В современной философии существуют две противоположные позиции в отношении смерти — позиция Хайдеггера и Бадью. Для Хайдеггера подлинная смерть (противопоставленная анонимному «кто–то умирает») есть допущение предельной невозможности существования здесь–бытия как «моего». Для Бадью смерть (конечность и смертность) — то, что у нас общего с животными, а подлинно человеческим измерением оказывается «бессмертие», ответ на призыв «вечного» события. Вопреки противоположности, у Хайдеггера и Бадью одна и та же матрица — оппозиция подлинного вовлеченного существования и безымянной эгоистичной жажды, участия в жизни, в которой вещи — это просто «функция». Уникальная позиция мусульманина опровергает оба полюса этой оппозиции: сказать, что он ведет неподлинную жизнь безличного существа (das Man) на том основании, что он не вовлечен в аутентичный экзистенциальный проект, значит проявить крайний цинизм. Мусульманин находится где–то в другом месте, он — третий член, нулевой уровень, подрывающий саму оппозицию между подлинным существованием и безличным существом (das Man). Этот нечеловеческий «неделимый остаток» человеческого, это существование вне свободы и достоинства, более того, вне самой оппозиции добра и зла характеризует современную посттрагическую позицию, куда более чудовищную, чем любая классическая трагедия. Если же эту позицию все–таки описывать в терминах греческих трагедий, то нужно сказать, что исключительный статус мусульман объясняется тем, что они находятся в запретной зоне, зоне невыразимого ужаса: лицом к лицу сталкиваются они с самой вещью.
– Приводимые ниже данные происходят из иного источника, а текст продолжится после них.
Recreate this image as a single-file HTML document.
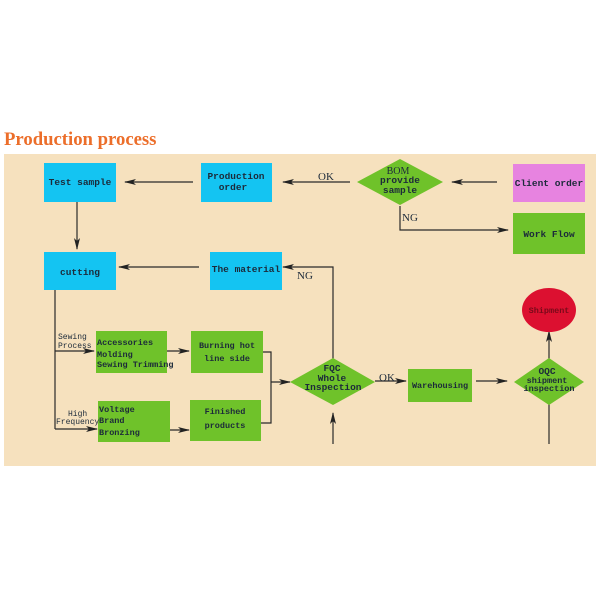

Доказательством тому служит еще одна черта, отмеченная очевидцами: взгляд мусульманина. Это десубъективированный, пронизывающий насквозь взгляд, в котором тотальное бесстрастное равнодушие (угасающие «искры жизни», вовлеченного существования) совпадает с жуткой напряженной фиксацией, такой, будто взгляд замерз, оказался обездвиженным от увиденного, оттого, на что нельзя смотреть. Нет ничего удивительного в том, что в связи с этим взглядом вспоминают о голове Горгоны: помимо змеиных волос, ее отличает раскрытый будто в шоке, застывший в удивленной неподвижности рот и пронзительный взгляд широко открытых глаз, уставившихся на неименуемый источник ужаса, чье положение совпадает с нашим, положением зрителя. На более глубоком уровне мы сталкиваемся здесь с позитивизацией невозможности, из которой прорастает объект–фетиш. Как же объект–взгляд превращается в фетиш? Посредством гегелевского превращения невозможности видеть объект в объекте, который материализует саму эту невозможность: поскольку субъект не может прямо видеть эту смертоносно чарующую вещь, он совершает что–то вроде обращения–внутрь–себя–самого, посредством которого чарующий его объект становится самим взглядом. В этом смысле (хотя и не совсем симметрично), взгляд и голос — «рефлексивные» объекты, т. е. объекты, материализующие невозможное, «матемы», как сказал бы Лакан. Может быть, лучшим кинематографическим примером этого будет падение заколотого детектива Арбогаста со ступенек в хичкоковском «Психе»: пронзительный взгляд его неподвижной головы, снятый на движущемся фоне (вопреки тому, что обычно происходит в «реальности», где неподвижным остается фон, а голова движется), смотрит с блаженным выражением куда–то по ту сторону обычного ужаса, смотрит на вещь, что убивает его. У этого взгляда есть предшественники. Это пронизывающий взгляд Скопи в сновидении из «Головокружения». Это пронзительный взгляд летящего на пир убийцы из раннего недооцененного шедевра «Убийца» [69]. Где же здесь объект–взгляд? Это не тот взгляд, которым мы смотрим, но то, что смотрит, т. е. взгляд самой камеры, в конечном счете наш собственный (зрительский) взгляд. Мусульманина как раз–таки и характеризует этот нулевой уровень, на котором больше невозможно четко отличить взгляд от воспринимаемого им объекта, уровень, на котором сам шокированный взгляд становится предельным объектом ужаса.